Dentre as faixas mais experimentais, ricas musicalmente e marcantes em And the Celestial Ascension, Ascension, Infinite Hourglass e Dying Planet sintetizam bem o conjunto da obra. Qual a importância delas no processo que envolveu o álbum?
Alexandre: Ascension tem a letra mais otimista que já escrevi, e isso foi algo muito natural. Foi aí que percebi que uma fase bem tensa da minha vida tinha, ao menos, melhorado bastante. Por outro lado, Infinite Hourglass é, provavelmente, a música mais elogiada. E isso veio como uma surpresa, porque não é uma música tão fácil de assimilar. Por fim, Dying Planet também entre minhas favoritas, pois é bem direta.
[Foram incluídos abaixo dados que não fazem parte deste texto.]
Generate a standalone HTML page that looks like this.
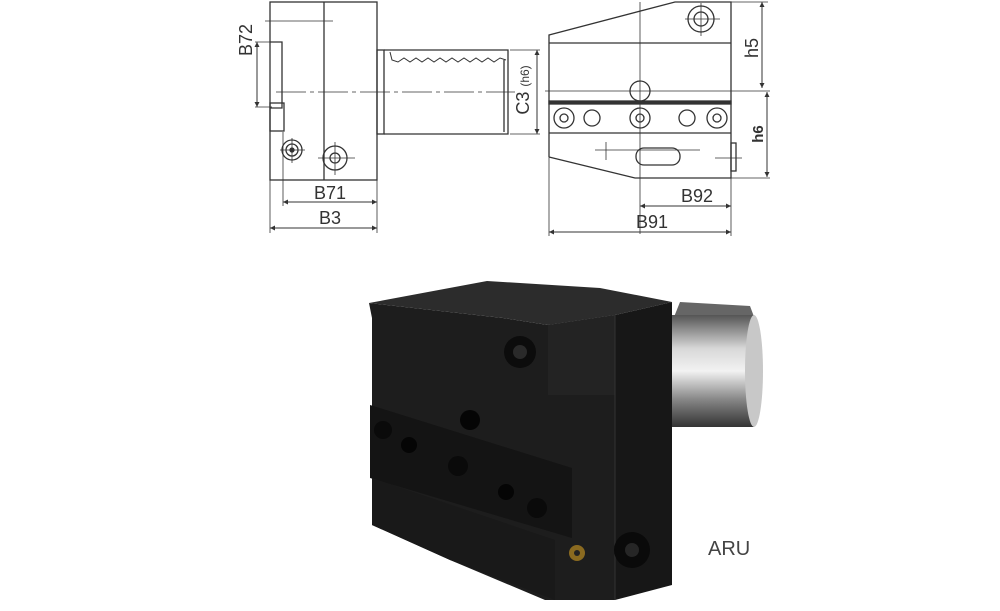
<!DOCTYPE html>
<html><head><meta charset="utf-8"><style>
html,body{margin:0;padding:0;background:#fff;}
svg{display:block;}
text{font-family:"Liberation Sans",sans-serif;fill:#333;}
</style></head><body>
<svg width="1000" height="611" viewBox="0 0 1000 611" xmlns="http://www.w3.org/2000/svg">
<defs>
<linearGradient id="sh" x1="0" y1="0" x2="0" y2="1">
<stop offset="0" stop-color="#555"/><stop offset="0.3" stop-color="#d8d8d8"/><stop offset="0.5" stop-color="#f2f2f2"/><stop offset="0.75" stop-color="#888"/><stop offset="1" stop-color="#333"/>
</linearGradient>
<marker id="a" viewBox="0 0 10 10" refX="10" refY="5" markerWidth="7" markerHeight="5" orient="auto-start-reverse"><path d="M0,0L10,5L0,10z" fill="#333"/></marker>
</defs>
<g stroke="#333" fill="none" stroke-width="1.3">
<rect x="270" y="2" width="107" height="178"/>
<line x1="324" y1="2" x2="324" y2="180"/>
<polyline points="270,42 282,42 282,108 270,108"/>
<rect x="270" y="103" width="14" height="28"/>
<rect x="377" y="50" width="7" height="84"/>
<polyline points="384,50 508,50 508,134 384,134"/>
<line x1="504" y1="60" x2="504" y2="132"/>
<polyline points="390,52 392,60 398,62 404,58 410,62 416,58 422,62 428,58 434,62 440,58 446,62 452,58 458,62 464,58 470,62 476,58 482,62 488,58 494,62 500,58 506,60" stroke-width="1"/>
<line x1="276" y1="92" x2="515" y2="92" stroke-width="0.8" stroke-dasharray="30,4,4,4"/>
<line x1="265" y1="21" x2="333" y2="21" stroke-width="0.8"/>
<circle cx="292" cy="150" r="10"/><circle cx="292" cy="150" r="6"/><circle cx="292" cy="150" r="2" fill="#333"/>
<circle cx="335" cy="158" r="12"/><circle cx="335" cy="158" r="5"/>
<line x1="280" y1="150" x2="305" y2="150" stroke-width="0.8"/><line x1="292" y1="138" x2="292" y2="163" stroke-width="0.8"/>
<line x1="318" y1="158" x2="355" y2="158" stroke-width="0.8"/><line x1="335" y1="142" x2="335" y2="175" stroke-width="0.8"/>
<line x1="257" y1="42" x2="257" y2="107" marker-start="url(#a)" marker-end="url(#a)" stroke-width="1"/>
<line x1="255" y1="42" x2="272" y2="42" stroke-width="0.8"/><line x1="255" y1="107" x2="272" y2="107" stroke-width="0.8"/>
<line x1="270" y1="180" x2="270" y2="233" stroke-width="0.8"/><line x1="377" y1="180" x2="377" y2="233" stroke-width="0.8"/>
<line x1="283" y1="132" x2="283" y2="206" stroke-width="0.8"/>
<line x1="283" y1="202" x2="377" y2="202" marker-start="url(#a)" marker-end="url(#a)" stroke-width="1"/>
<line x1="270" y1="228" x2="377" y2="228" marker-start="url(#a)" marker-end="url(#a)" stroke-width="1"/>
<line x1="510" y1="50" x2="540" y2="50" stroke-width="0.8"/><line x1="510" y1="134" x2="540" y2="134" stroke-width="0.8"/>
<line x1="537" y1="50" x2="537" y2="134" marker-start="url(#a)" marker-end="url(#a)" stroke-width="1"/>
<polyline points="549,157 549,35 675,2 731,2 731,178 635,178 549,157"/>
<line x1="549" y1="43" x2="731" y2="43"/>
<rect x="549" y="101" width="182" height="3" fill="#333"/>
<line x1="549" y1="133" x2="731" y2="133"/>
<line x1="640" y1="2" x2="640" y2="234" stroke-width="0.8"/>
<line x1="545" y1="91" x2="770" y2="91" stroke-width="0.8"/>
<circle cx="640" cy="91" r="10"/>
<circle cx="701" cy="19" r="13"/><circle cx="701" cy="19" r="7"/>
<line x1="685" y1="19" x2="720" y2="19" stroke-width="0.8"/><line x1="701" y1="3" x2="701" y2="36" stroke-width="0.8"/>
<circle cx="564" cy="118" r="10"/><circle cx="564" cy="118" r="4"/>
<circle cx="592" cy="118" r="8"/>
<circle cx="640" cy="118" r="10"/><circle cx="640" cy="118" r="4"/>
<circle cx="687" cy="118" r="8"/>
<circle cx="717" cy="118" r="10"/><circle cx="717" cy="118" r="4"/>
<rect x="636" y="148" width="44" height="17" rx="8"/>
<line x1="595" y1="150" x2="700" y2="150" stroke-width="0.8"/>
<line x1="606" y1="142" x2="606" y2="160" stroke-width="0.8"/>
<rect x="731" y="143" width="5" height="28"/>
<line x1="715" y1="158" x2="742" y2="158" stroke-width="0.8"/>
<line x1="731" y1="2" x2="768" y2="2" stroke-width="0.8"/><line x1="731" y1="178" x2="770" y2="178" stroke-width="0.8"/>
<line x1="762" y1="2" x2="762" y2="88" marker-start="url(#a)" marker-end="url(#a)" stroke-width="1"/>
<line x1="767" y1="92" x2="767" y2="177" marker-start="url(#a)" marker-end="url(#a)" stroke-width="1"/>
<line x1="549" y1="157" x2="549" y2="236" stroke-width="0.8"/><line x1="731" y1="178" x2="731" y2="236" stroke-width="0.8"/>
<line x1="640" y1="206" x2="731" y2="206" marker-start="url(#a)" marker-end="url(#a)" stroke-width="1"/>
<line x1="549" y1="232" x2="731" y2="232" marker-start="url(#a)" marker-end="url(#a)" stroke-width="1"/>
</g>
<text x="330" y="199" font-size="18" text-anchor="middle">B71</text>
<text x="330" y="224" font-size="18" text-anchor="middle">B3</text>
<text transform="translate(252,40) rotate(-90)" font-size="18" text-anchor="middle">B72</text>
<text transform="translate(529,90) rotate(-90)" font-size="18" text-anchor="middle">C3 <tspan font-size="12">(h6)</tspan></text>
<text x="697" y="202" font-size="18" text-anchor="middle">B92</text>
<text x="652" y="228" font-size="18" text-anchor="middle">B91</text>
<text transform="translate(758,48) rotate(-90)" font-size="18" text-anchor="middle">h5</text>
<text transform="translate(763,134) rotate(-90)" font-size="15" font-weight="bold" text-anchor="middle">h6</text>
<g>
<path d="M680,302 L750,306 L756,322 L672,322z" fill="#666"/>
<rect x="672" y="315" width="82" height="112" fill="url(#sh)"/>
<ellipse cx="754" cy="371" rx="9" ry="56" fill="#c8c8c8"/>
<polygon points="369,303 503,318 548,325 615,315 615,600 545,600 450,560 372,525 372,318" fill="#1d1d1d"/>
<polygon points="369,303 487,281 600,288 672,302 615,315 548,325 503,318" fill="#2c2c2c"/>
<polygon points="615,315 672,302 672,585 615,600" fill="#171717"/>
<polygon points="548,325 615,315 615,395 548,395" fill="#232323"/>
<polygon points="370,405 572,468 572,538 370,478" fill="#141414"/>
<polygon points="372,478 555,540 555,600 450,560 372,525" fill="#191919"/>
<line x1="615" y1="315" x2="615" y2="600" stroke="#333" stroke-width="1"/>
<circle cx="520" cy="352" r="16" fill="#0c0c0c"/><circle cx="520" cy="352" r="7" fill="#2a2a2a"/>
<circle cx="383" cy="430" r="9" fill="#0a0a0a"/><circle cx="458" cy="466" r="10" fill="#0a0a0a"/><circle cx="537" cy="508" r="10" fill="#0a0a0a"/>
<circle cx="409" cy="445" r="8" fill="#050505"/><circle cx="470" cy="420" r="10" fill="#050505"/><circle cx="506" cy="492" r="8" fill="#050505"/>
<circle cx="632" cy="550" r="18" fill="#0a0a0a"/><circle cx="632" cy="550" r="7" fill="#262626"/>
<circle cx="577" cy="553" r="8" fill="#8a6a20"/><circle cx="577" cy="553" r="3" fill="#222"/>
</g>
<text x="708" y="555" font-size="20" style="fill:#444">ARU</text>
</svg>
</body></html>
Surgiu de um riff que Pedro fez e aquele breakdown viajante dela foi ideia do Danilo, o que a deixou bem melhor.
Além do Monster Magnet e outras influências clássicas, como Black Sabbath, Led Zeppelin e Rush, vocês também mencionam nomes como Kadavar, Truckfighters e Uncle Acid and the Deadbeats, que vêm agitando o crescente ‘revival’ setentista na última década. O que acha dessa reafirmação do som daquela época? E o ‘boom’ stoner rock e doom metal no Brasil nos últimos anos?
Alexandre: Pessoalmente, acho excelente. Apesar de curtir muita música atual, acho que no rock a maioria das minhas bandas favoritas vem dessa época, e boa parte das minhas outras bandas favoritas foram diretamente influenciadas por essas bandas setentistas. Quanto ao stoner e o doom, que vêm crescendo bastante no mundo todo nessa última década, acho natural, uma vez que o rock em si evoluiu tanto que, de certa forma, já não tem nenhuma ligação com suas origens.
Quais são agora os próximos passos seguindo o lançamento do EP nesse cenário da pandemia?
Alexandre: Vamos fazer mais alguns lançamentos exclusivos no Bandcamp para levantar dinheiro para a gravação do próximo disco, e focar em gravar isso o mais rápido possível. Depois, focaremos na campanha de lançamento dele, para o ano que vem.